> **Aim**
Return, without pictures, the lines from the start of the data through the one that contains "width=0.68, gap=0.18, saturation=1, ax=ax, legend=True)".

> **Material provided**
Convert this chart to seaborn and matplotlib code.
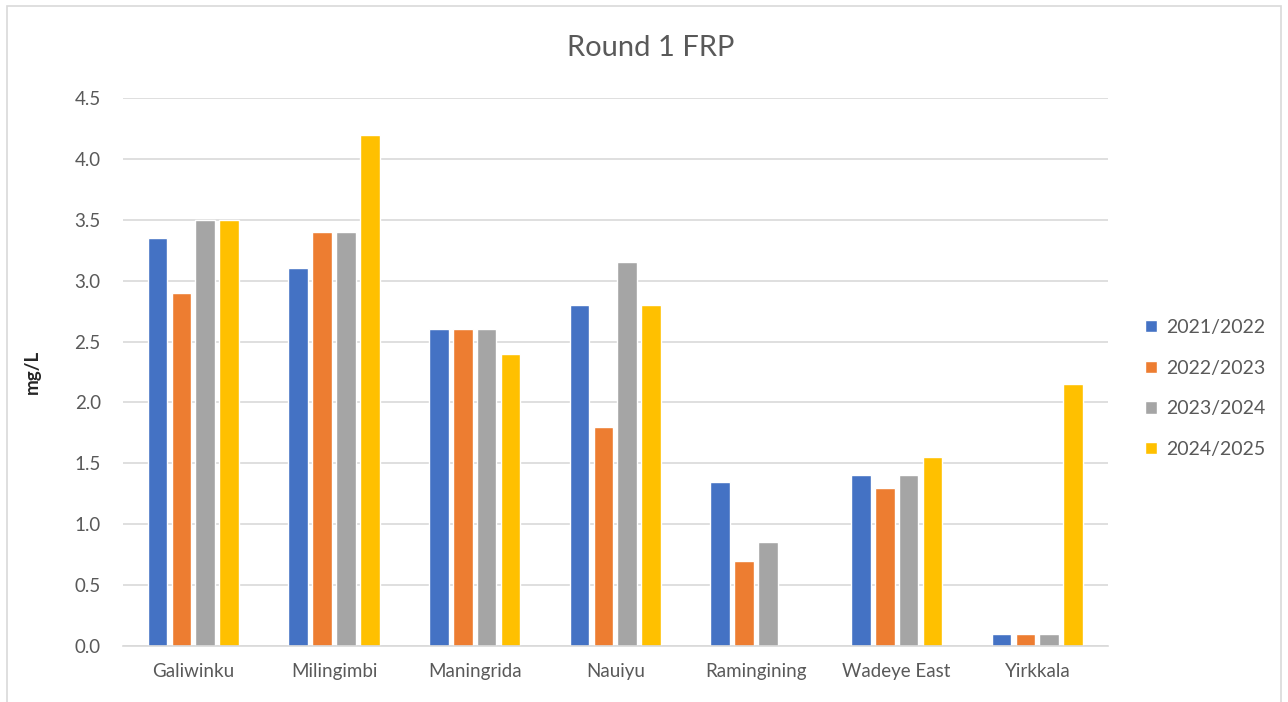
import pandas as pd
import numpy as np
import matplotlib
matplotlib.use('Agg')
import matplotlib.pyplot as plt
from matplotlib.patches import Rectangle
import seaborn as sns

# Chart values
sites = ['Galiwinku', 'Milingimbi', 'Maningrida', 'Nauiyu', 'Ramingining', 'Wadeye East', 'Yirkkala']
seasons = ['2021/2022', '2022/2023', '2023/2024', '2024/2025']
v2122 = [3.35, 3.10, 2.60, 2.80, 1.35, 1.40, 0.10]
v2223 = [2.90, 3.40, 2.60, 1.80, 0.70, 1.30, 0.10]
v2324 = [3.50, 3.40, 2.60, 3.15, 0.85, 1.40, 0.10]
v2425 = [3.50, 4.20, 2.40, 2.80, np.nan, 1.55, 2.15]
colors = ['#4472C4', '#ED7D31', '#A5A5A5', '#FFC000']

df = pd.DataFrame({'site': sites, seasons[0]: v2122, seasons[1]: v2223,
                   seasons[2]: v2324, seasons[3]: v2425})
df = df.melt(id_vars='site', var_name='season', value_name='value')

sns.set_style('white')
plt.rcParams['font.family'] = ['Lato', 'DejaVu Sans']

fig = plt.figure(figsize=(12.88, 7.02), dpi=100)
ax = fig.add_axes([0.0955, 0.0798, 0.7645, 0.7806])

sns.barplot(data=df, x='site', y='value', hue='season', palette=colors,
            width=0.68, gap=0.18, saturation=1, ax=ax, legend=True)

ax.set_ylim(0, 4.5)
ax.set_yticks(np.arange(0, 4.51, 0.5))
ax.set_yticklabels([f'{t:.1f}' for t in np.arange(0, 4.51, 0.5)])
ax.yaxis.grid(True, color='#d9d9d9', linewidth=1.2)
ax.set_axisbelow(True)
for s in ['top', 'left', 'right']:
    ax.spines[s].set_visible(False)
ax.spines['bottom'].set_color('#d9d9d9')
ax.spines['bottom'].set_linewidth(1.2)
ax.tick_params(axis='both', length=0, labelsize=13.5, labelcolor='#595959')
ax.tick_params(axis='y', pad=16)
ax.tick_params(axis='x', pad=12)
ax.set_xlabel('')
ax.set_ylabel('mg/L', fontsize=13.5, color='#262626', fontweight='bold', labelpad=24)

fig.text(0.505, 0.931, 'Round 1 FRP', ha='center', va='center', fontsize=21, color='#595959')

leg = ax.legend(loc='center left', bbox_to_anchor=(1.02, 0.47), frameon=False,
                fontsize=14, handlelength=0.6, handleheight=0.6, handletextpad=0.5,
                labelspacing=1.22, labelcolor='#595959')

fig.patches.append(Rectangle((7 / 1288, -0.02), 1274 / 1288, 1 - 6 / 702 + 0.02,
                             transform=fig.transFigure, fill=False,
                             edgecolor='#d9d9d9', linewidth=1.2))

fig.savefig('out.png', dpi=100)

> **Output of the task**
Convert this chart to seaborn and matplotlib code.
import pandas as pd
import numpy as np
import matplotlib
matplotlib.use('Agg')
import matplotlib.pyplot as plt
from matplotlib.patches import Rectangle
import seaborn as sns

# Chart values
sites = ['Galiwinku', 'Milingimbi', 'Maningrida', 'Nauiyu', 'Ramingining', 'Wadeye East', 'Yirkkala']
seasons = ['2021/2022', '2022/2023', '2023/2024', '2024/2025']
v2122 = [3.35, 3.10, 2.60, 2.80, 1.35, 1.40, 0.10]
v2223 = [2.90, 3.40, 2.60, 1.80, 0.70, 1.30, 0.10]
v2324 = [3.50, 3.40, 2.60, 3.15, 0.85, 1.40, 0.10]
v2425 = [3.50, 4.20, 2.40, 2.80, np.nan, 1.55, 2.15]
colors = ['#4472C4', '#ED7D31', '#A5A5A5', '#FFC000']

df = pd.DataFrame({'site': sites, seasons[0]: v2122, seasons[1]: v2223,
                   seasons[2]: v2324, seasons[3]: v2425})
df = df.melt(id_vars='site', var_name='season', value_name='value')

sns.set_style('white')
plt.rcParams['font.family'] = ['Lato', 'DejaVu Sans']

fig = plt.figure(figsize=(12.88, 7.02), dpi=100)
ax = fig.add_axes([0.0955, 0.0798, 0.7645, 0.7806])

sns.barplot(data=df, x='site', y='value', hue='season', palette=colors,
            width=0.68, gap=0.18, saturation=1, ax=ax, legend=True)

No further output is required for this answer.